Elezione diretta del Presidente della Repubblica e Federalismo. Occasione per l’autonomia

 

di Raffaele Piccoli – La conferma di Mattarella al colle ha dato in questi giorni uno rappresentazione della politica italiana a dir poco indecorosa, sorvoliamo sulla disfatta del Centro destra incapace, pur in presenza di una maggioranza parlamentare relativa, di presentarsi unito per far valere la forza dei numeri, sorvoliamo sul comportamento quanto meno discutibile di Forza Italia e dei centristi, in grado di impallinare anche la Casellati autorevole membro del partito azzurro, infine stendiamo un velo pietoso su Salvini, che avrebbe dovuto essere il portavoce dell’intero schieramento, in grado di imporre quantomeno dei nomi al di sopra delle parti, cosa che gli è completamente sfuggita.

E allora ecco di nuovo Mattarella ripescato all’ultimo momento dal cappello a cilindro, e obbligato ad accettare un secondo mandato, per la seconda volta in dieci anni il sistema si incarta su se stesso e non riesce a far funzionare le istituzioni.
In queste ore oltre alla resa dei conti in particolare nel Centro destra, e forse con qualche scossone nel governo (leggi Giorgetti) da molte parti si sente parlare di riforme, ma di quali riforme?
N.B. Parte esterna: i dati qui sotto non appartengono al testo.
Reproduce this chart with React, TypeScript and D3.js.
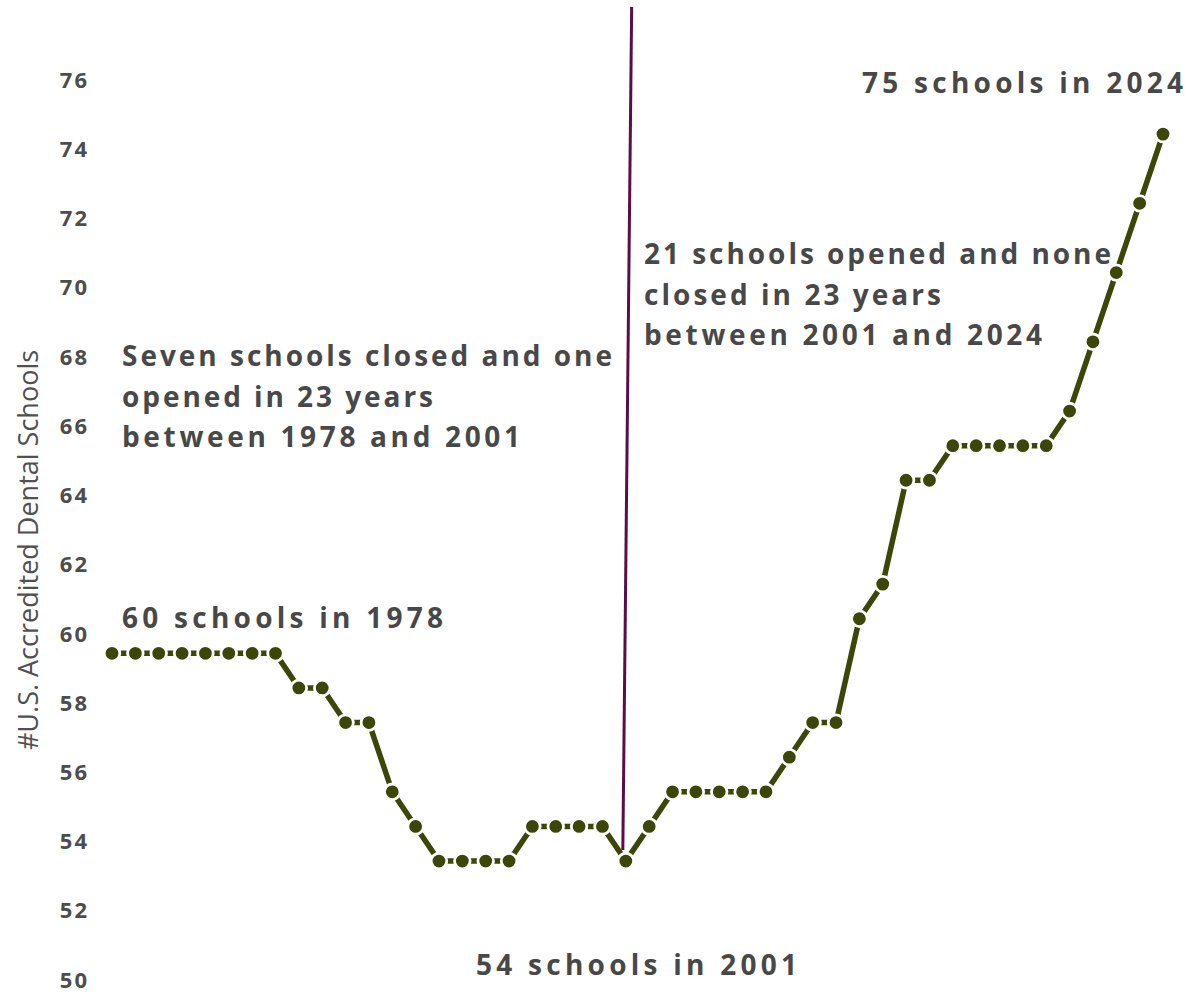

Alcuni sembrano convinti che la strada maestra debba essere quella dell’elezione diretta del Presidente della Repubblica, cosa che toglierebbe ai grandi elettori l’impiccio di dover fare una scelta che per ben due volte in poco tempo si è dimostrata di difficile attuazione.

Ma il problema è ben più complesso del solo miglioramento della compagine elettiva del Presidente (teniamo solo presente che il piccolo Molise esprime tre grandi elettori, come la Lombardia!), il problema vero sta nel fatto che se si elegge direttamente il Capo dello Stato, si deve rivedere tutto il gioco dei pesi e contrappesi pensati dai costituenti allo scopo di evitare un eccessivo accentramento di poteri al Presidente.

E qui entra in gioco il punto che a mio avviso, interessa maggiormente il mondo dell’autonomismo. Se arriviamo ad eleggere direttamente il Presidente della Repubblica, questo non sarà più solo il notaio della Costituzione ma diverrà nella sostanza il vero Capo dell’Esecutivo, in quanto depositario del mandato popolare, pertanto la distribuzione dei poteri dovrà modificarsi a fondo, non sarà più accettabile il ruolo residuo e marginale lasciato oggi alle regioni ancora prive di autonomia fiscale e di reale potere legislativo, in sostanza enti di second’ordine a rimorchio del potere centralista.

Qui però entrano in gioco anche altri fattori, in primo luogo l’enorme disparità tra regioni e regioni, non è tollerabile ad esempio l’esistenza di realtà oggi privilegiate in nome di una specialità territoriale non più giustificabile, piuttosto che regioni che per popolazione e prodotto interno lordo non siano più o meno allineate con le restanti. A questo punto le macroregioni, diventano una necessità indilazionabile. Il centro Italia sembra si stia muovendo in questo senso, Toscana Marche e Umbria pensano ad accordi, il Sud con l’ex governatore Caldoro aveva proposto la Macroregione Mediterranea, solo a parole certo, ma intanto l’idea era partita. E il Nord? Silenzio assoluto! Il Nord, la mitica Padania, ha bisogno di ritrovare se stesso, ha bisogno di identificarsi di tornare a sperare e a credere.

Il tradimento di Salvini, sta dimostrando tutti i limiti di una linea politica opportunista e confusionaria, e viene da chiedersi: la Lega tiene ancora il Nord?
Credo che la maggioranza tenterà dopo quanto è accaduto con il flop della rielezione di Mattarella di limitarsi a provare di modificare la legge elettorale in senso proporzionale, lasciando al prossimo parlamento il compito di fare qualche modifica costituzionale compresa l’elezione diretta, se cosi sarà il mondo autonomista dovrà essere molto attento a non farsi scippare una possibilità, forse l’ultima di modificare l’assetto delle realtà regionali che oggi hanno urgente necessità di maggiore autonomia finanziaria decisionale e legislativa.